More critical still are the GAO’s findings on cost and schedule. The $9.8 billion icebreaker price tag is only partially credible or reliable, and may underestimate the total funding needed for the program. And the scheduled delivery dates are based on the Polar Star reaches the end of its service life, rather than planning on a realistic assessment of shipbuilding activities.

These shortcomings have led the GAO to make six recommendations to the Coast Guard, Department of Homeland Security, and the Navy to “conduct a technology readiness assessment, re-evaluate its cost estimate and develop a schedule according to best practices, and update program baselines following a preliminary design review.” The Department of Homeland Security agreed with all six recommendations.  

The GAO's analysis of selected lead ships for other shipbuilding programs found the icebreaker program's estimated construction time of 3 years is optimistic. As a result, the Coast Guard is at risk of not delivering the icebreakers when promised and the potential gap in icebreaking capabilities could widen. (Illustration: GAO)

The GAO’s analysis of selected lead ships for other shipbuilding programs found the icebreaker program’s estimated construction time of 3 years is optimistic. As a result, the Coast Guard is at risk of not delivering the icebreakers when promised and the potential gap in icebreaking capabilities could widen. (Illustration: GAO)

Shared Icebreakers as a New Way Forward

These findings are a hard hit for a country that has waited forty years for a new icebreaker; but all hope may not be lost.

Eero Hokkanen, Communications Manager of Arctia Finland, tells High North News that our frame of reference for icebreakers is all wrong. “Thinking of icebreakers as strictly national assets with national funding and tasks is both old-fashioned and economically extravagant,” Mr. Hokkanen says. “The vast majority of tasks done by icebreakers in the Arctic are non-military in nature: fairway icebreaking, ice management, towing, harbor icebreaking, Arctic sealift to remote communities, research, oil spill preparedness and response. These are not reliant on an icebreaker with a specific flag, they rely on icebreaking services.”
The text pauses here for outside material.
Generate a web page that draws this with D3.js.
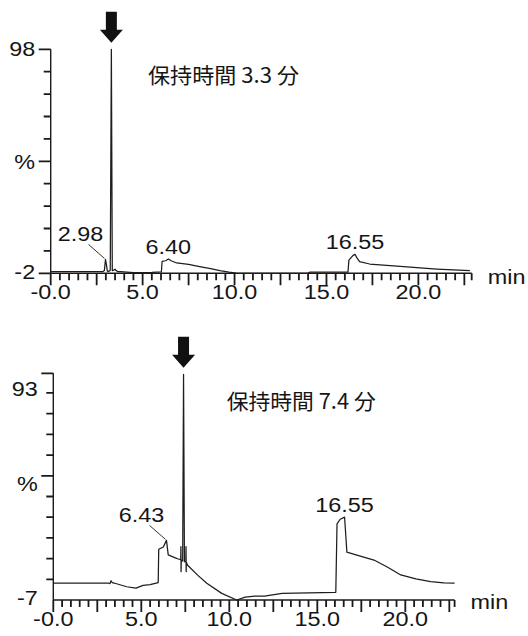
<!DOCTYPE html>
<html><head><meta charset="utf-8">
<script src="https://cdn.jsdelivr.net/npm/d3@7"></script>
<style>html,body{margin:0;background:#fff}svg{display:block}</style>
</head><body><svg id="c" width="528" height="636"></svg>
<script>
// ---- Run A (upper trace) ----
const timesA = [0, 2.85, 2.92, 2.98, 3.03, 3.08, 3.15, 3.24, 3.3, 3.35, 3.42, 3.5, 3.56, 3.65, 3.8, 4.5, 5.5, 6.02, 6.06, 6.25, 6.4, 6.55, 6.85, 7.5, 8.1, 8.7, 9.2, 9.7, 10.1, 11.0, 14.0, 14.1, 16.17, 16.22, 16.45, 16.55, 16.65, 16.8, 17.35, 19.2, 21.0, 22.8];
const signalA = [-1.2, -1.2, -0.8, 4.2, 2.0, -1.0, -1.2, -0.6, 98, -0.8, -0.6, -0.2, -0.8, -1.2, -1.3, -1.7, -1.6, -1.4, 3.3, 3.6, 4.4, 3.6, 2.6, 2.0, 1.0, 0.1, -0.8, -1.5, -1.9, -2.0, -1.9, -1.5, -1.5, 3.9, 6.0, 6.5, 5.0, 3.2, 2.15, 0.95, -0.1, -0.85];
const peakTimesA = [2.98, 6.40, 16.55];
const peakLabelsA = ["2.98", "6.40", "16.55"];
const yTickValuesA = [98, 48, -2];
const yTickLabelsA = ["98", "%", "-2"];
const titleA = "保持時間 3.3 分";
const markerTimeA = 3.3;

// ---- Run B (lower trace) ----
const timesB = [0, 3.15, 3.22, 3.28, 3.35, 3.45, 4.17, 4.7, 5.1, 5.5, 5.96, 5.99, 6.25, 6.43, 6.53, 6.9, 7.1, 7.24, 7.25, 7.26, 7.27, 7.35, 7.4, 7.45, 7.53, 7.54, 7.55, 7.56, 7.62, 8.2, 8.72, 9.57, 10.42, 10.9, 11.44, 12.0, 13.0, 14.5, 16.05, 16.12, 16.3, 16.55, 16.68, 17.2, 18.22, 19.0, 19.74, 20.6, 21.44, 22.2, 22.8];
const signalB = [1.1, 1.1, 0.9, 2.3, 1.4, 1.2, -0.6, -1.3, 0.1, 0.4, 1.4, 17.5, 18.6, 21.8, 14.8, 13.5, 12.8, 12.5, 18.8, 6.7, 12.3, 11.8, 102, 11.5, 11.4, 18.8, 6.7, 11.2, 9.9, 5.0, 1.1, -3.8, -7, -5.6, -5.1, -5.1, -3.8, -3.6, -3.3, 29.8, 32.0, 33, 16.1, 14.8, 12.3, 8.8, 5.1, 3.2, 1.85, 1.3, 1.1];
const peakTimesB = [6.43, 16.55];
const peakLabelsB = ["6.43", "16.55"];
const yTickValuesB = [93, 53, -7];
const yTickLabelsB = ["93", "%", "-7"];
const titleB = "保持時間 7.4 分";
const markerTimeB = 7.4;

// ---- shared time axis labels ----
const xTickValues = [0, 5, 10, 15, 20];
const xTickLabels = ["-0.0", "5.0", "10.0", "15.0", "20.0"];
const xUnit = "min";

const svg = d3.select("#c");
const LATIN = "'Liberation Sans', Arial, sans-serif";
const CJK = "'Noto Sans CJK JP', 'Noto Sans CJK SC', sans-serif";
const INK = "#151515";
const AXIS = "#1a1a1a";

// text drawn slightly wide, as in the instrument printout
function label(g, str, x, y, anchor, size = 19.5, stretch = 1.2) {
  const t = g.append("text").text(str)
    .attr("y", y).attr("font-family", LATIN).attr("font-size", size).attr("fill", INK);
  const w = t.node().getComputedTextLength() * stretch;
  const x0 = anchor === "middle" ? x - w / 2 : anchor === "end" ? x - w : x;
  t.attr("x", x0).attr("textLength", w).attr("lengthAdjust", "spacingAndGlyphs");
  return t;
}

function panel(cfg) {
  const g = svg.append("g");
  const x = d3.scaleLinear().domain(cfg.xDomain).range(cfg.xRange);
  const y = d3.scaleLinear().domain(cfg.yDomain).range(cfg.yRange);
  const y0 = cfg.yRange[0], x0 = cfg.xRange[0];

  // axis lines
  const frame = d3.path();
  frame.moveTo(x(cfg.xDomain[0]), y0); frame.lineTo(x(cfg.xDomain[1]), y0);
  frame.moveTo(x0, y(cfg.yDomain[0])); frame.lineTo(x0, y(cfg.yDomain[1]));
  g.append("path").attr("d", frame.toString())
    .attr("fill", "none").attr("stroke", AXIS).attr("stroke-width", 1.4);

  // tick marks: every 0.5 min (longer every 2.5 min) and along the % axis
  const xt = d3.range(0, cfg.xDomain[1] + 1e-6, 0.5).concat([cfg.xDomain[1]]);
  const isMajor = v => Math.abs(v / 2.5 - Math.round(v / 2.5)) < 1e-6;
  const tk = d3.path();
  xt.forEach(v => { tk.moveTo(x(v), y0); tk.lineTo(x(v), y0 + (isMajor(v) ? 12 : 7)); });
  cfg.yMinor.forEach(v => { tk.moveTo(x0, y(v)); tk.lineTo(x0 - 7, y(v)); });
  cfg.yMajor.forEach(v => { tk.moveTo(x0, y(v)); tk.lineTo(x0 - 12, y(v)); });
  g.append("path").attr("d", tk.toString())
    .attr("fill", "none").attr("stroke", AXIS).attr("stroke-width", 1.8);

  xTickValues.forEach((v, i) => label(g, xTickLabels[i], x(v), y0 + cfg.xLabelDy, "middle"));
  label(g, xUnit, cfg.xRange[1] + 16, y0 + cfg.unitDy, "start");
  cfg.yLabelVals.forEach((v, i) => label(g, cfg.yLabels[i], x0 - 15.5, y(v) + 7 + (cfg.yLabelShift[i] || 0), "end"));

  // trace
  const line = d3.line().x(d => x(d[0])).y(d => y(d[1]));
  const pts = cfg.times.map((t, i) => [t, cfg.signal[i]]);
  g.append("path").attr("d", line(pts))
    .attr("fill", "none").attr("stroke", "#1e1e1e").attr("stroke-width", 1.25)
    .attr("stroke-linejoin", "round");

  // peak annotations
  cfg.peakTimes.forEach((t, i) => {
    const v = cfg.signal[cfg.times.indexOf(t)];
    const px = x(t), py = y(v);
    if (cfg.leader[i]) {
      g.append("line").attr("x1", px - 17).attr("y1", py - 15).attr("x2", px - 1).attr("y2", py - 1)
        .attr("stroke", "#333").attr("stroke-width", 1);
      label(g, cfg.peakLabels[i], px - 25, py - 18.5, "middle");
    } else {
      label(g, cfg.peakLabels[i], px, py - 5, "middle");
    }
  });

  // arrow over the target peak
  const mv = cfg.signal[cfg.times.indexOf(cfg.marker)];
  const axm = x(cfg.marker), tip = y(mv) - 6.5;
  const arrow = [[-5.5, -31], [5.5, -31], [5.5, -13], [11.5, -13], [0, 0], [-11.5, -13], [-5.5, -13]];
  g.append("polygon").attr("points", arrow.map(q => [axm + q[0], tip + q[1]].join(",")).join(" "))
    .attr("fill", "#111");

  // retention time note
  g.append("text").text(cfg.title)
    .attr("x", cfg.titleX).attr("y", cfg.titleY)
    .attr("font-family", CJK).attr("font-size", 21).attr("fill", INK)
    .attr("textLength", cfg.titleW).attr("lengthAdjust", "spacingAndGlyphs");
}

panel({
  times: timesA, signal: signalA,
  xDomain: [0, 22.9], xRange: [50.7, 471.7],
  yDomain: [-2, 98], yRange: [273.3, 49.3],
  yMinor: [8, 18, 28, 38, 58, 68, 78, 88],
  yMajor: [98, 48, -2],
  yLabelVals: yTickValuesA, yLabels: yTickLabelsA, yLabelShift: [0, 1, -1],
  xLabelDy: 26, unitDy: 11,
  peakTimes: peakTimesA, peakLabels: peakLabelsA, leader: [true, false, false],
  marker: markerTimeA,
  title: titleA, titleX: 148, titleY: 83, titleW: 151
});

panel({
  times: timesB, signal: signalB,
  xDomain: [0, 22.8], xRange: [53.3, 454.6],
  yDomain: [-7, 102.5], yRange: [600, 373.3],
  yMinor: [3, 13, 23, 33, 43, 63, 73, 83, 93],
  yMajor: [102.5, 53],
  yLabelVals: yTickValuesB, yLabels: yTickLabelsB, yLabelShift: [-4, 8, -2],
  xLabelDy: 26, unitDy: 9,
  peakTimes: peakTimesB, peakLabels: peakLabelsB, leader: [true, false],
  marker: markerTimeB,
  title: titleB, titleX: 226.7, titleY: 409, titleW: 149
});
</script>
</body></html>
Arctia, a limited company owned by the state of Finland, imagines a world where countries like the U.S. no longer need to construct their own icebreakers – they could share them instead. Comparing their services to an ‘Uber of icebreakers’ Earo envisions Arctia leading the way in icebreaker loaning.
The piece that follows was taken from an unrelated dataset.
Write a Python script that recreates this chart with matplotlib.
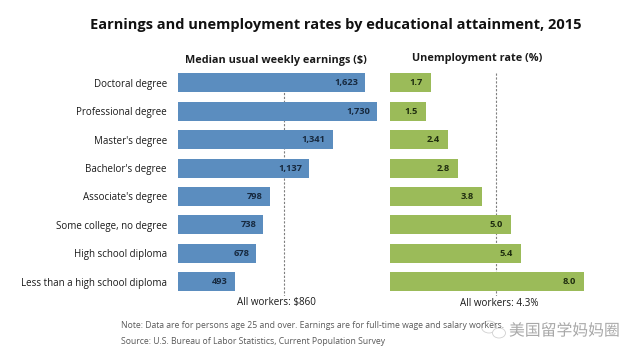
import matplotlib
matplotlib.use('Agg')
import matplotlib.pyplot as plt
from matplotlib.patches import Ellipse
import matplotlib.patheffects as pe

categories = ['Doctoral degree', 'Professional degree', "Master's degree", "Bachelor's degree",
              "Associate's degree", 'Some college, no degree', 'High school diploma',
              'Less than a high school diploma']
earnings = [1623, 1730, 1341, 1137, 798, 738, 678, 493]
unemployment = [1.7, 1.5, 2.4, 2.8, 3.8, 5.0, 5.4, 8.0]
earnings_labels = ['1,623', '1,730', '1,341', '1,137', '798', '738', '678', '493']
unemployment_labels = ['1.7', '1.5', '2.4', '2.8', '3.8', '5.0', '5.4', '8.0']

# dashed lines do not sit exactly on 860 / 4.3 in the picture, these are read off it
earnings_line = 923
unemployment_line = 4.38

W, H = 640, 358
plt.rcParams['font.family'] = ['Open Sans', 'DejaVu Sans']
blue = '#5b8dbf'
green = '#9bbb59'
text_col = '#1a1a1a'
grey = '#595959'
line_col = '#7f7f7f'
bar_h = 0.67

fig = plt.figure(figsize=(W / 100, H / 100), dpi=100)


def panel(x0, x1, y0, y1):
    return fig.add_axes([x0 / W, 1 - y1 / H, (x1 - x0) / W, (y1 - y0) / H])


ax1 = panel(178, 380, 68.5, 296)
ax2 = panel(389.7, 590, 68.5, 296)

ypos = list(range(len(categories)))

ax1.barh(ypos, earnings, height=bar_h, color=blue, zorder=2)
ax1.set_xlim(0, 202 / 0.1153)
ax1.set_ylim(7.5, -0.5)
ax1.vlines(earnings_line, -bar_h / 2, 7.5, color=line_col, lw=0.8, ls=(0, (2, 1.5)), zorder=1)
ax1.set_yticks(ypos)
ax1.set_yticklabels(categories, fontsize=7, color=text_col)
ax1.tick_params(axis='y', length=0, pad=8)
ax1.set_xticks([])

ax2.barh(ypos, unemployment, height=bar_h, color=green, zorder=2)
ax2.set_xlim(0, 200.3 / 24.3)
ax2.set_ylim(7.5, -0.5)
ax2.vlines(unemployment_line, -bar_h / 2, 7.5, color=line_col, lw=0.8, ls=(0, (2, 1.5)), zorder=1)
ax2.set_yticks([])
ax2.set_xticks([])

for ax in (ax1, ax2):
    for s in ax.spines.values():
        s.set_visible(False)

for i in ypos:
    ax1.annotate(earnings_labels[i], (earnings[i], i), xytext=(-5, 0), textcoords='offset points',
                 ha='right', va='center', fontsize=6.7, fontweight='bold', color='#17293f', zorder=3)
    ax2.annotate(unemployment_labels[i], (unemployment[i], i), xytext=(-6, 0), textcoords='offset points',
                 ha='right', va='center', fontsize=6.7, fontweight='bold', color='#1f2d0f', zorder=3)


def ftext(x, y, s, **kw):
    return fig.text(x / W, 1 - y / H, s, va='center', **kw)


ftext(336, 25, 'Earnings and unemployment rates by educational attainment, 2015', ha='center',
      fontsize=10.55, fontweight='bold', color='#111111')
ftext(276, 60, 'Median usual weekly earnings ($)', ha='center', fontsize=7.8, fontweight='bold', color=text_col)
ftext(477, 58, 'Unemployment rate (%)', ha='center', fontsize=7.8, fontweight='bold', color=text_col)
ftext(276, 303, 'All workers: $860', ha='center', fontsize=7.15, color=text_col)
ftext(499.5, 303, 'All workers: 4.3%', ha='center', fontsize=7.15, color=text_col)
ftext(121, 326, 'Note: Data are for persons age 25 and over. Earnings are for full-time wage and salary workers.',
      ha='left', fontsize=6.25, color=grey)
ftext(121, 341, 'Source: U.S. Bureau of Labor Statistics, Current Population Survey',
      ha='left', fontsize=6.25, color=grey)

# watermark over the note
halo = [pe.withStroke(linewidth=2.5, foreground='white')]
ftext(509, 331, '美国留学妈妈圈', ha='left', fontsize=11.4, color='#a8a8a8',
      family=['Noto Sans CJK SC', 'DejaVu Sans'], path_effects=halo)
fig.add_artist(Ellipse((489 / W, 1 - 327 / H), 15 / W, 12 / H, fc='white', ec='#d0d0d0', lw=0.6,
                       transform=fig.transFigure))
fig.add_artist(Ellipse((499 / W, 1 - 333 / H), 13 / W, 10 / H, fc='white', ec='#d0d0d0', lw=0.6,
                       transform=fig.transFigure))

fig.savefig('out.png', dpi=100)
“Unfortunately nations and stakeholders in need of icebreaking services do not share information on their needs and know-how on maritime assets as much as they perhaps should,” Mr. Hokkanen laments. “If multiple research institutions pooled their resources together, they would certainly be able to charter more capable icebreakers than before. The Arctic Research Icebreaker Consortium (ARICE) is a shining example of sharing for common good, but it still fails to take in to account commercial vessels, that have higher ice-class than most research vessels in use today and that can very easily be modified for polar research.”

One of the biggest challenges Arctia faces is the financial framework of the north, which is predicated on real and rhetorical nationalism. “Financial nationalism inhibits the use of best available services and technologies,” Mr. Hokkanen explains. “Protectionism slows down competition and makes companies fat and lazy. Instead of reducing emissions by new innovative blue solutions, corporations can cope with aged technologies. This, however, is short-sighted.”

Mr. Hokkanen and the Arctia team are cautiously optimistic about their icebreaker pursuits. “By sharing the cost of designing, building and operating icebreakers, Arctic nations can save money, increase the usage rate of icebreakers, but also build stability in the region.” It is unlikely that the U.S. Coast Guard changes course to icebreaker sharing rather than constructing its own. Still, it will be another five years at the earliest that the U.S. delivers its next icebreaker. If that schedule falls behind or Polar Star exhibits a shorter-than-expected lifespan, icebreaker sharing may well be America’s only option.